All you need to know about self reporting, Bribery Act & Proceeds of Crime - Written by Barry & Richard on Monday, January 23, 2012 16:37 - 0 Comments
SFO Director on Self Reporting guidance – under review & opinions sought on formal investigations
In November we wrote that the SFO Self Reporting guidance was due for an update to reflect current practice.
One specific question which has recently arisen relates to co-operation from corporates who have self referred to the SFO.
What happens if the corporate cannot and does not fully investigate the problem. Would the SFO to conduct its own investigation?
Will the SFO consider that the corporate has not co-operated with its investigation? If so would it behave sympathetically to the corporate which had self reported?
Typically in a Self Referral ideally a corporate will undertake its own investigation.

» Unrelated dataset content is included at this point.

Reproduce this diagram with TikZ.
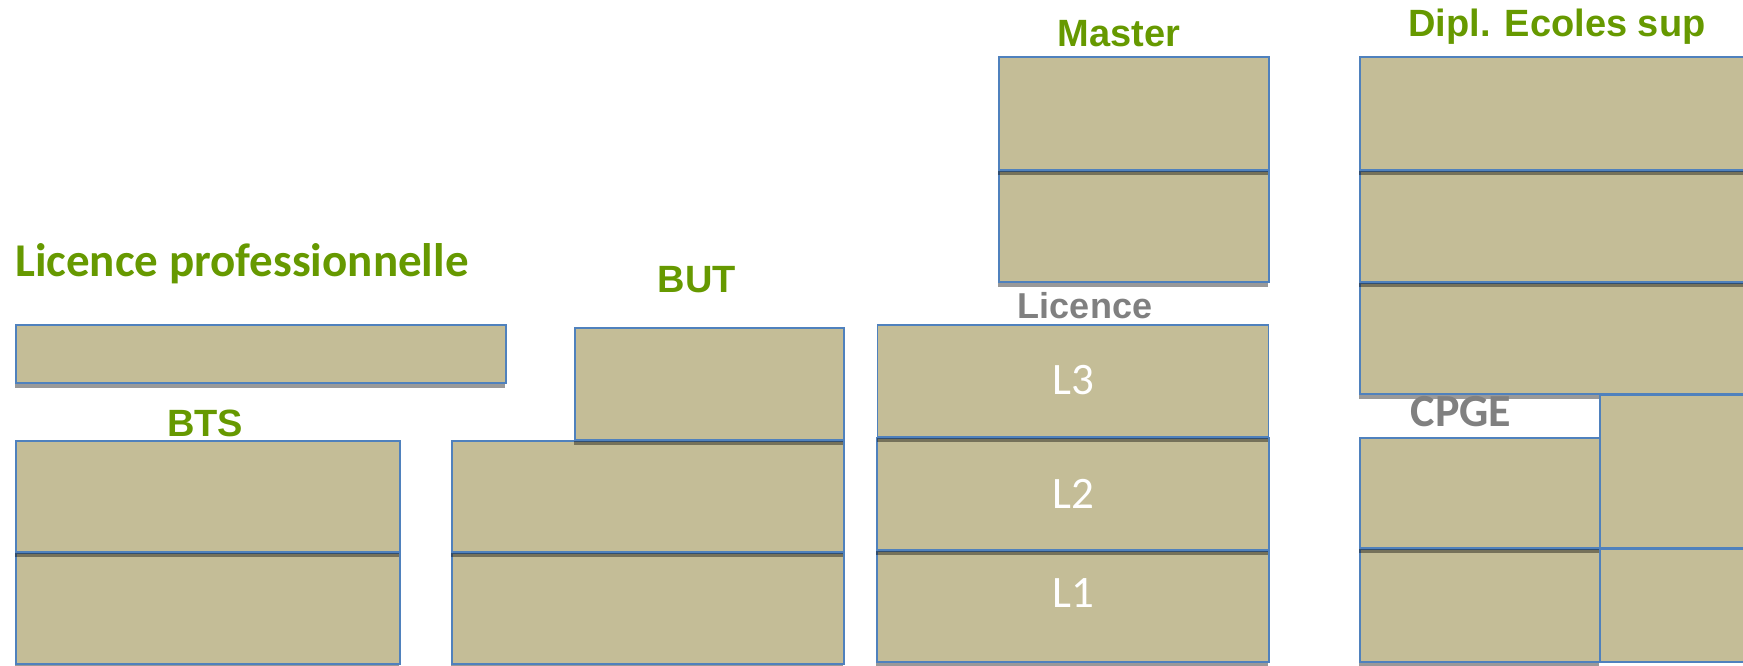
\documentclass[tikz,border=0pt]{standalone}
\usepackage{fontspec}
\usepackage{tikz}
\usetikzlibrary{shadows}
\usetikzlibrary{positioning}
\usepackage{color}

\newfontfamily\arialfont{Liberation Sans}
\newfontfamily\calibrifont{Carlito}

\definecolor{boxtan}{HTML}{C4BD97}
\definecolor{boxblue}{HTML}{4F81BD}
\definecolor{titlegreen}{HTML}{669900}
\definecolor{cyclegrey}{HTML}{808080}

\tikzset{
  flat/.style={draw=boxblue, fill=boxtan, line width=1.5pt, inner sep=0pt, outer sep=0pt, anchor=north west},
  block/.style={flat, drop shadow={shadow xshift=-1pt, shadow yshift=-5pt, fill=black, opacity=0.4}},
  wh/.style 2 args={minimum width=#1, minimum height=#2},
  title/.style={text=titlegreen, font=\arialfont\bfseries\fontsize{38}{40}\selectfont, inner sep=0pt, anchor=base},
  protitle/.style={text=titlegreen, font=\calibrifont\bfseries\fontsize{47}{50}\selectfont, inner sep=0pt, anchor=base west},
  cycle/.style={text=cyclegrey, font=\arialfont\bfseries\fontsize{36}{38}\selectfont, inner sep=0pt, anchor=base},
  year/.style={text=white, font=\calibrifont\fontsize{45}{48}\selectfont, inner sep=0pt, anchor=base}
}

\begin{document}
\begin{tikzpicture}[x=1pt, y=-1pt]
  \useasboundingbox (0,0) rectangle (1743,666);
  \clip (0,0) rectangle (1743,666);
  % first year
  \node[block, wh={384}{111}] (bts1) at (16,553) {};
  \node[block, wh={392}{111}] (but1) at (452,553) {};
  \node[block, wh={392}{111}] (l1) at (877,551) {};
  \node[block, wh={240}{113}] (cpge1) at (1360,549) {};
  % second year
  \node[block, wh={384}{111}, above=1pt of bts1] (bts2) {};
  \node[block, wh={392}{111}, above=1pt of but1] (but2) {};
  \node[block, wh={392}{112}, above=1pt of l1] (l2) {};
  \node[block, wh={240}{110}, above=1pt of cpge1] (cpge2) {};
  % third year
  \node[block, wh={490}{58}] (lp) at (16,325) {};
  \node[block, wh={269}{112}, above=1pt of but2.north east, anchor=south east] (but3) {};
  \node[block, wh={391}{112}, above=1pt of l2] (l3) {};
  \node[block, wh={400}{111}] (d1) at (1360,283) {};
  % fourth and fifth year
  \node[block, wh={270}{111}] (m1) at (999,171) {};
  \node[block, wh={400}{111}, above=1pt of d1] (d2) {};
  \node[block, wh={270}{113}, above=1pt of m1] (m2) {};
  \node[block, wh={400}{113}, above=1pt of d2] (d3) {};
  % right column
  \node[flat, wh={160}{113}] (r1) at (1600,549) {};
  \node[flat, wh={160}{153}, above=1pt of r1] (r2) {};
  % labels
  \node[protitle] (lplab) at (15,276) {Licence professionnelle};
  \node[title] (btslab) at (205,436) {BTS};
  \node[title] (butlab) at (697,292) {BUT};
  \node[title] (mlab) at (1119,47) {Master};
  \node[title] (dlab) at (1557,37) {Dipl. Ecoles sup};
  \node[cycle] (llab) at (1085,318) {Licence};
  \node[cycle, font=\calibrifont\bfseries\fontsize{46}{48}\selectfont] (cpgelab) at (1461,426) {CPGE};
  \node[year] (l3lab) at (1073,394) {L3};
  \node[year] (l2lab) at (1073,508) {L2};
  \node[year] (l1lab) at (1073,607) {L1};
\end{tikzpicture}
\end{document}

The present SFO guidance states:
“Wherever possible, this investigation will be carried out by the corporate’s professional advisers. This will be at the expense of the corporate. We undertake to look at this in a proportionate manner and to have regard, where appropriate, to the cost to the corporate and the impact on the corporate’s business.”
We asked the present Director of the SFO, Richard Alderman his views.
Are there circumstances in which the SFO would commence its own investigation when the company is investigating following self referral? If so would this have an impact on the SFO’s assessment of the company’s level of co-operation?
Richard Alderman, Answer
The SFO has been considering this in circumstances in which material evidence cannot be obtained by the company but is within reach of SFO powers. The SFO would be concerned about the impact on the company’s reputation if a formal investigation were commenced and would want to discuss this with the company before doing so. The SFO would also want to discuss with the corporate wherever possible any timing issues as they arise (such as public statements and court proceedings).
Provided that the material was genuinely unavailable to the company, the SFO would continue to give full credit to the company in those circumstances. This scenario has not arisen in a particular case yet but the SFO has been considering it.
The SFO is interested in views from corporates and advisers on whether this could happen and if so how the reputational issues for the corporate could be handled. It might be that further paragraphs might need to be added to the SFO Guide on self reporting.
The SFO position is a common sense stance. It would be grossly unfair for a corporate to be penalised for failure to investigate in circumstances where it is unable to do so through no fault of its own.
In addition to answering the specific questions posed by the SFO Director now is a good time to feed back any other thoughts on the SFO Self Reporting guidance.